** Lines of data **
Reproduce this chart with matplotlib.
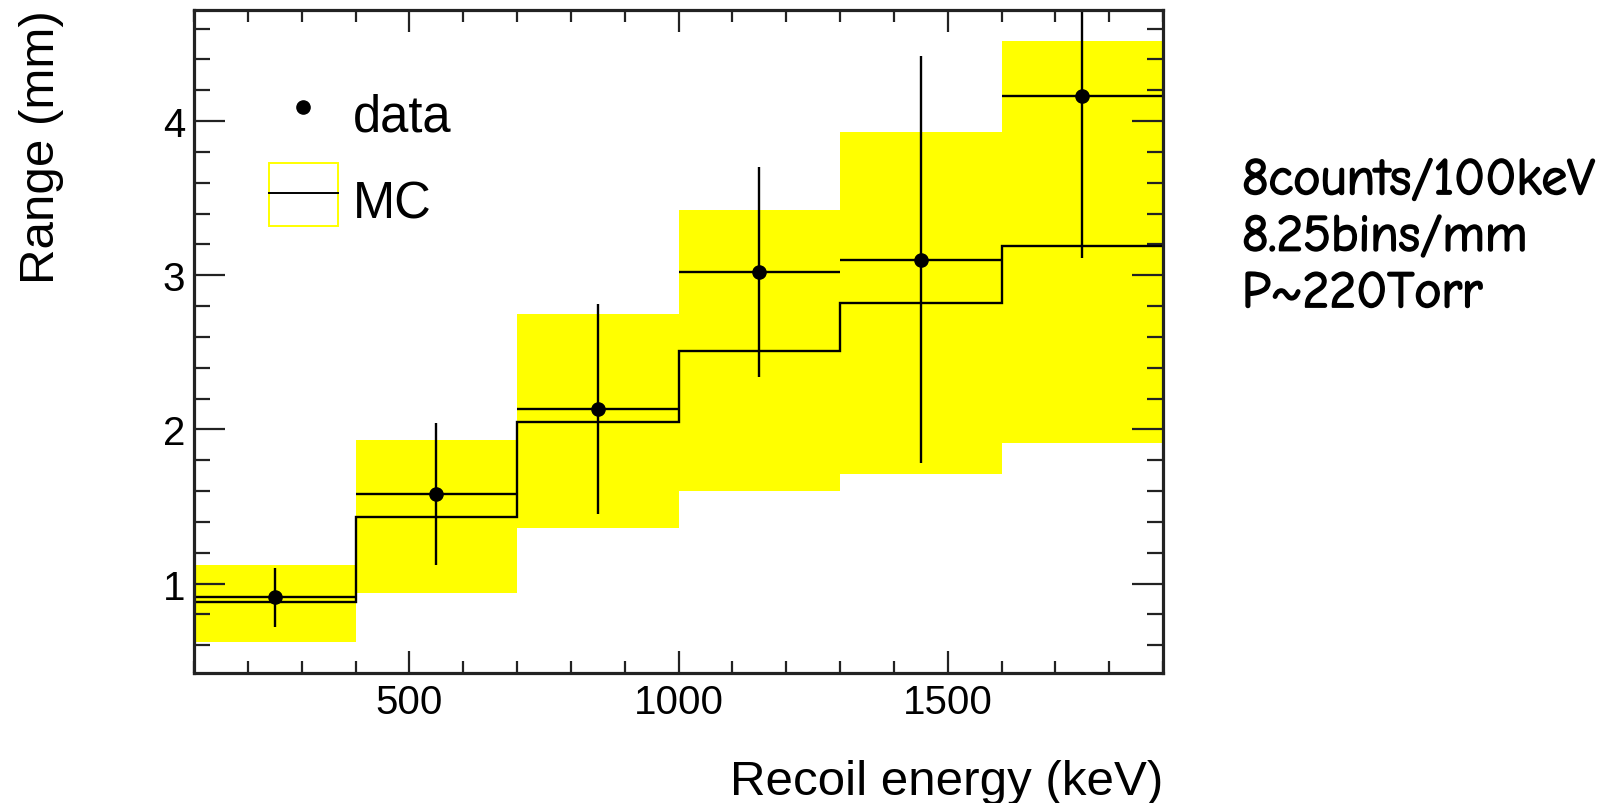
import numpy as np
import matplotlib
matplotlib.use("Agg")
import matplotlib.pyplot as plt
import matplotlib.patheffects as pe
from matplotlib.patches import Rectangle
from matplotlib.lines import Line2D
from matplotlib.ticker import MultipleLocator

# Recoil energy bins (keV)
bin_edges = [100, 400, 700, 1000, 1300, 1600, 1900]
bin_centers = [250, 550, 850, 1150, 1450, 1750]
bin_half_width = [150, 150, 150, 150, 150, 150]

# Measured range (mm) with uncertainties
data_range = [0.91, 1.58, 2.13, 3.02, 3.10, 4.16]
data_err = [0.19, 0.46, 0.68, 0.68, 1.32, 1.05]

# Simulated range (mm): central value and uncertainty band
mc_range = [0.88, 1.43, 2.05, 2.51, 2.82, 3.19]
mc_band_low = [0.62, 0.94, 1.36, 1.60, 1.71, 1.91]
mc_band_high = [1.12, 1.93, 2.75, 3.42, 3.93, 4.52]

annotation_lines = ["8counts/100keV", "8.25bins/mm", "P~220Torr"]

plt.rcParams["font.family"] = ["Liberation Sans", "DejaVu Sans"]

W, H = 1622, 804
fig = plt.figure(figsize=(W / 100, H / 100), dpi=100)
ax_l, ax_r, ax_t, ax_b = 194, 1163, 11, 674
ax = fig.add_axes([ax_l / W, 1 - ax_b / H, (ax_r - ax_l) / W, (ax_b - ax_t) / H])

YELLOW = "#ffff00"

# MC uncertainty band and central histogram
ax.stairs(mc_band_high, bin_edges, baseline=mc_band_low, fill=True,
          color=YELLOW, linewidth=0, zorder=1)
ax.stairs(mc_range, bin_edges, baseline=None, color="black",
          linewidth=1.7, zorder=2)

# Data points
ax.errorbar(bin_centers, data_range, xerr=bin_half_width, yerr=data_err,
            fmt="o", color="black", ms=9.5, elinewidth=1.7, capsize=0,
            zorder=3)

ax.set_xlim(100, 1900)
ax.set_ylim(0.42, 4.72)

ax.xaxis.set_major_locator(MultipleLocator(500))
ax.xaxis.set_minor_locator(MultipleLocator(100))
ax.yaxis.set_major_locator(MultipleLocator(1))
ax.yaxis.set_minor_locator(MultipleLocator(0.2))

ax.tick_params(axis="both", which="both", direction="in", top=True,
               right=True, width=1.6, color="#222222")
ax.tick_params(axis="x", which="major", length=15.8, labelsize=29, pad=7)
ax.tick_params(axis="x", which="minor", length=8.6)
ax.tick_params(axis="y", which="major", length=22, labelsize=29, pad=6.5)
ax.tick_params(axis="y", which="minor", length=11.3)
for s in ax.spines.values():
    s.set_linewidth(2.3)
    s.set_color("#222222")
    s.set_zorder(5)

# Axis titles, right-aligned at the axis ends
fig.text(ax_r / W, 1 - 795 / H, "Recoil energy (keV)", ha="right",
         va="baseline", fontsize=35.5)
fig.text(19 / W, 1 - 10 / H, "Range (mm)", rotation=90, ha="left",
         va="top", fontsize=35.5)

# Legend keys
axw, axh = ax_r - ax_l, ax_b - ax_t
def ax_xy(px, py):
    return (px - ax_l) / axw, (ax_b - py) / axh

mx, my = ax_xy(303, 108)
ax.add_line(Line2D([mx], [my], marker="o", ms=9.5, color="black",
                   transform=ax.transAxes, clip_on=False))
tx, ty = ax_xy(353, 131.5)
ax.text(tx, ty, "data", transform=ax.transAxes, fontsize=36.5,
        va="baseline", ha="left")

bx0, by0 = ax_xy(269, 227)
bx1, by1 = ax_xy(338, 164)
ax.add_patch(Rectangle((bx0, by0), bx1 - bx0, by1 - by0, fill=False,
                       edgecolor=YELLOW, linewidth=1.4,
                       transform=ax.transAxes))
lx0, ly = ax_xy(269, 194)
lx1, _ = ax_xy(338, 194)
ax.add_line(Line2D([lx0, lx1], [ly, ly], color="black", linewidth=1.4,
                   transform=ax.transAxes))
tx, ty = ax_xy(353, 218.5)
ax.text(tx, ty, "MC", transform=ax.transAxes, fontsize=36.5,
        va="baseline", ha="left")

# Run conditions
for i, line in enumerate(annotation_lines):
    fig.text(1242 / W, 1 - (195 + 56.5 * i) / H, line, ha="left",
             va="baseline", fontsize=37,
             family=["Comic Neue", "Open Sans", "DejaVu Sans"],
             path_effects=[pe.withStroke(linewidth=1.3, foreground="black")])

fig.savefig("out.png", dpi=100)
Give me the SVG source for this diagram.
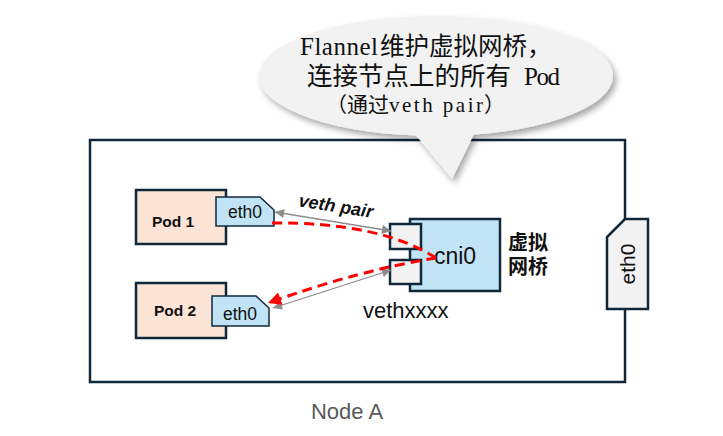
<svg xmlns="http://www.w3.org/2000/svg" width="723" height="436" viewBox="0 0 723 436">
<style>
.box{stroke:#10293a;stroke-width:2.5}
.tag{fill:#c0e4f5;stroke:#10293a;stroke-width:1.5}
.sans{font-family:"Liberation Sans",Arial,sans-serif}
.lbl{font-family:"Liberation Sans",Arial,sans-serif;font-size:17.5px;fill:#111;text-anchor:middle}
.pod{font-family:"Liberation Sans",Arial,sans-serif;font-size:15.5px;font-weight:bold;fill:#111;text-anchor:middle}
.ser{font-family:"Liberation Serif","Times New Roman",serif}
.cjk{font-family:"Noto Sans CJK SC",sans-serif}
.gray{stroke:#8c8c8c;stroke-width:1.3;fill:none}
.red{stroke:#ff0000;stroke-width:3;stroke-dasharray:10 6;fill:none}
</style>
<defs>
<marker id="ga" viewBox="0 0 10 10" refX="10" refY="5" markerWidth="11" markerHeight="9" markerUnits="userSpaceOnUse" orient="auto-start-reverse">
<path d="M0,0 L10,5 L0,10 z" fill="#8c8c8c"/>
</marker>
<marker id="ra" viewBox="0 0 10 10" refX="10" refY="5" markerWidth="15" markerHeight="13" markerUnits="userSpaceOnUse" orient="auto">
<path d="M0,0 L10,5 L0,10 z" fill="#ff0000"/>
</marker>
<filter id="sh" x="-10%" y="-10%" width="125%" height="130%">
<feGaussianBlur in="SourceAlpha" stdDeviation="3"/>
<feOffset dx="3" dy="4" result="b"/>
<feFlood flood-color="#000" flood-opacity="0.35"/>
<feComposite in2="b" operator="in"/>
<feMerge><feMergeNode/><feMergeNode in="SourceGraphic"/></feMerge>
</filter>
</defs>

<g id="nodeA">
<rect x="90" y="140" width="535" height="242" fill="#fff" class="box"/>
<text x="347" y="419" class="sans" font-size="22" fill="#595959" text-anchor="middle">Node A</text>
</g>

<g id="callout">
<g filter="url(#sh)">
<ellipse cx="436" cy="76" rx="177" ry="60" fill="#f2f2f2"/>
<polygon points="410,128 477,128 452,179" fill="#f2f2f2"/>
</g>
<text fill="#111"><tspan x="300" y="55" class="ser" font-size="25" textLength="78" lengthAdjust="spacing">Flannel</tspan><tspan x="380" y="55" class="cjk" font-size="24.5">维护虚拟网桥，</tspan><tspan x="307" y="85" class="cjk" font-size="25.5">连接节点上的所有</tspan><tspan x="524" y="85" class="ser" font-size="25" textLength="36" lengthAdjust="spacing">Pod</tspan><tspan x="326" y="112" class="cjk" font-size="21">（通过</tspan><tspan x="389" y="112" class="ser" font-size="21" textLength="94" lengthAdjust="spacing">veth pair</tspan><tspan x="484" y="112" class="cjk" font-size="21">）</tspan></text>
</g>

<g id="pod1">
<rect x="136" y="190" width="90" height="54" fill="#fbe3d6" class="box"/>
<text x="173" y="227" class="pod">Pod 1</text>
</g>
<g id="pod1-eth0">
<path d="M216,197 L260,197 L274,210 L274,226 L216,226 Z" class="tag"/>
<text x="245" y="218" class="lbl">eth0</text>
</g>

<g id="pod2">
<rect x="136" y="283" width="90" height="55" fill="#fbe3d6" class="box"/>
<text x="175" y="316" class="pod">Pod 2</text>
</g>
<g id="pod2-eth0">
<path d="M212,296 L256,296 L269,308 L269,326 L212,326 Z" class="tag"/>
<text x="240" y="320" class="lbl">eth0</text>
</g>

<g id="cni0">
<rect x="410" y="219" width="90" height="72" fill="#c0e4f5" class="box"/>
<rect x="390" y="224" width="31" height="25" fill="#f2f2f2" class="box"/>
<rect x="390" y="260" width="31" height="24" fill="#f2f2f2" class="box"/>
<text x="455" y="264" class="sans" font-size="23" fill="#111" text-anchor="middle">cni0</text>
<text class="cjk" font-size="20" font-weight="bold" fill="#111" text-anchor="middle"><tspan x="528" y="250">虚拟</tspan><tspan x="528" y="274">网桥</tspan></text>
<text x="363" y="318" class="sans" font-size="22" fill="#111">vethxxxx</text>
</g>

<g id="node-eth0">
<path d="M625,219 L648,219 L648,309 L607,309 L607,237 Z" fill="#f2f2f2" class="box"/>
<text x="0" y="0" class="sans" font-size="21" fill="#111" text-anchor="middle" transform="translate(635,264) rotate(-90)">eth0</text>
</g>

<g id="connectors">
<line x1="275" y1="212" x2="391" y2="231" class="gray" marker-start="url(#ga)" marker-end="url(#ga)"/>
<line x1="273" y1="308" x2="391" y2="270" class="gray" marker-start="url(#ga)" marker-end="url(#ga)"/>
<path d="M272,223 Q380,222 436,258" class="red"/>
<path d="M436,258 Q360,270 268,303" class="red" marker-end="url(#ra)"/>
<text x="0" y="0" class="sans" font-size="18" font-weight="bold" font-style="italic" fill="#111" text-anchor="middle" transform="translate(335,212) rotate(9)">veth pair</text>
</g>
</svg>
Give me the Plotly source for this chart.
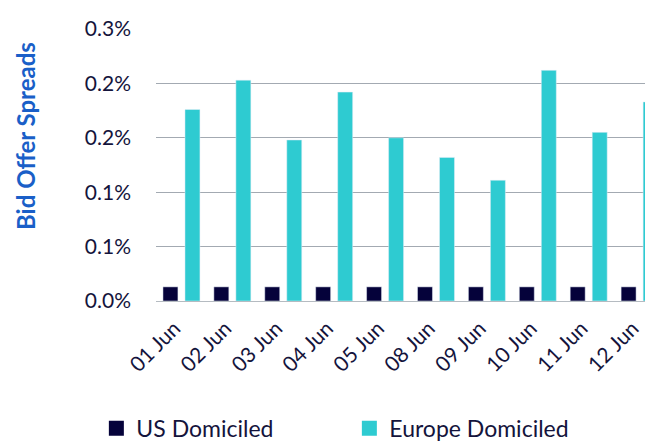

** Given instruction **
Provide the count, and nothing else, of lines in the data above where the word "chart" occurs.

** Task solution **
2